Organizations should avoid assuming that the largest models always produce the best results.
2. Separate Training from Inference
AI workloads fall into two categories: training and inference.
Training involves building or refining a model using large datasets and significant compute power. Inference refers to using the trained model to generate predictions or responses.
Training often requires large bursts of compute, while inference requires steady but smaller workloads. Distinguishing between these two activities helps optimize infrastructure planning.
3. Leverage Cloud Partnerships Strategically
Most organizations will rely on cloud providers for compute capacity. However, leaders should understand how those providers allocate hardware resources and prioritize workloads. Strategic partnerships and long-term agreements may help secure more predictable access to computing resources.
4. Optimize Model Efficiency
The goal of an AI strategy should not be to run the largest possible model but to run the most effective model for the problem being solved. Smaller models fine-tuned for specific tasks can often outperform massive general-purpose systems in cost efficiency.
5. Monitor Compute Utilization
As AI deployments expand, organizations should track compute usage alongside performance metrics. This ensures that resources are allocated efficiently and that operational costs remain transparent.
Compute as a Strategic Differentiator
One of the most interesting developments in the AI landscape is that computing power itself is becoming a competitive differentiator.
Large technology firms increasingly invest in proprietary hardware, specialized processors, and optimized infrastructure to support their AI initiatives. Cloud providers are also designing custom chips tailored to their own workloads, reducing dependency on third-party suppliers and improving efficiency.
For enterprises, the lesson is not that they must build their own hardware ecosystem. Rather, the compute strategy should be part of the AI strategy. Understanding how compute resources are provisioned, priced, and governed allows organizations to deploy AI capabilities with greater confidence and sustainability.
How Compute Connects to the Other AI Layers
The compute layer sits directly above energy and below cloud infrastructure in the AI stack. Energy provides the electricity that powers processors. Chips convert that energy into accelerated computation. Cloud data centers organize those processors into scalable infrastructure accessible to organizations worldwide.
Above this layer, AI models transform compute power into intelligence. Finally, industry applications translate that intelligence into business value. Each layer depends on the integrity of the one beneath it.
If compute capacity becomes constrained, model training slows. If compute costs rise dramatically, application economics change. This interconnected system reinforces the importance of understanding the full AI stack rather than focusing only on the visible application layer.
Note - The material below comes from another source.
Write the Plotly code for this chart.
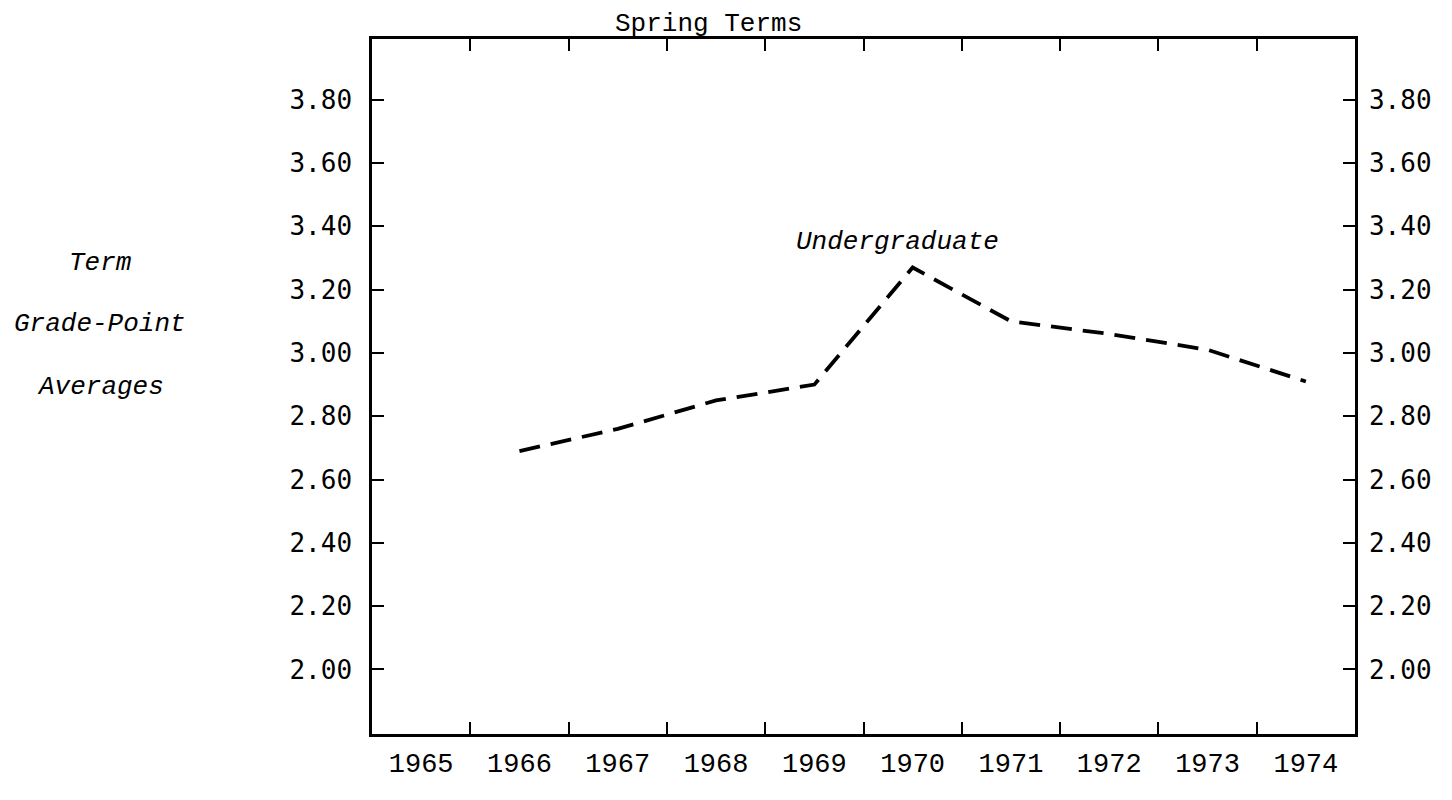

Preparing for the Next Layer
While chips and computing power provide the raw engine for AI, most organizations interact with that engine through a different interface: cloud infrastructure.
In the next blog in this series, we will explore how hyperscale cloud data centers organize compute resources into global platforms, enabling businesses to access AI capabilities on demand. We will also examine the governance challenges that accompany this accessibility. In particular, the focus will include cost management, security, and data sovereignty.
Artificial intelligence may feel intangible, but its power comes from physical computation performed by silicon processors operating at an extraordinary scale. As demand for AI continues to accelerate, computing capacity will play an increasingly important role in shaping innovation, competition, and strategic planning.
For business leaders, the lesson is simple: Before intelligence can scale, computation must scale with it. Organizations that understand the dynamics of chips and computing will be far better prepared to build AI systems that are not only powerful but also practical and sustainable in the long run.